Summer downpours can drop a tremendous amount of water in a relatively short period of time. All homes – even those that have never flooded before – are at risk of flooding.
 What you can do 

  1. Access free self-help home flood protection resources. ​
  2. Extend downspouts at least two metres (six feet) from your basement walls. The further the water is from the foundation, the less chance that it will make its way into your basement. Splash pads can help direct the water to a permeable surface, such as a garden or lawn. Alternatively, you could recycle the storm water by diverting it into a rain barrel for later use in your yard.
  3. Clear debris from your eavestroughs (gutters) to prevent them from overflowing. If your eavestroughs or downspouts overflow even when they are clean, install larger ones.
  4. Build up the ground slope around your home. Soil should slope down from your foundation and window wells for at least two to three metres (about six to ten feet) at a drop of at least 10-20 centimetres (about four to eight inches). If water soaks into the ground within the backfill zone, it will accumulate next to your basement walls and floor, where it can leak in or damage the foundation. Check your ground slope annually, because soil, sidewalks, patios, decks and driveways can settle over time.

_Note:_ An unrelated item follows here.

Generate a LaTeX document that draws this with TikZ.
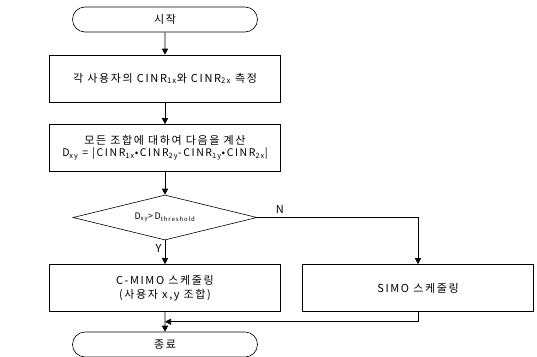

  5. Check the drainage paths on your property. Ensure that storm water flows to the lane or street, not towards your home. It also shouldn’t flow into your neighbour’s yard! Property should be graded to keep water flowing in the right direction.
  6. Fix leaks in walls, floors, windows and doors.
  7. Install window wells around basement windows. This will prevent your window sills from leaking and rotting. Keep window wells free of leaves, branches and other debris.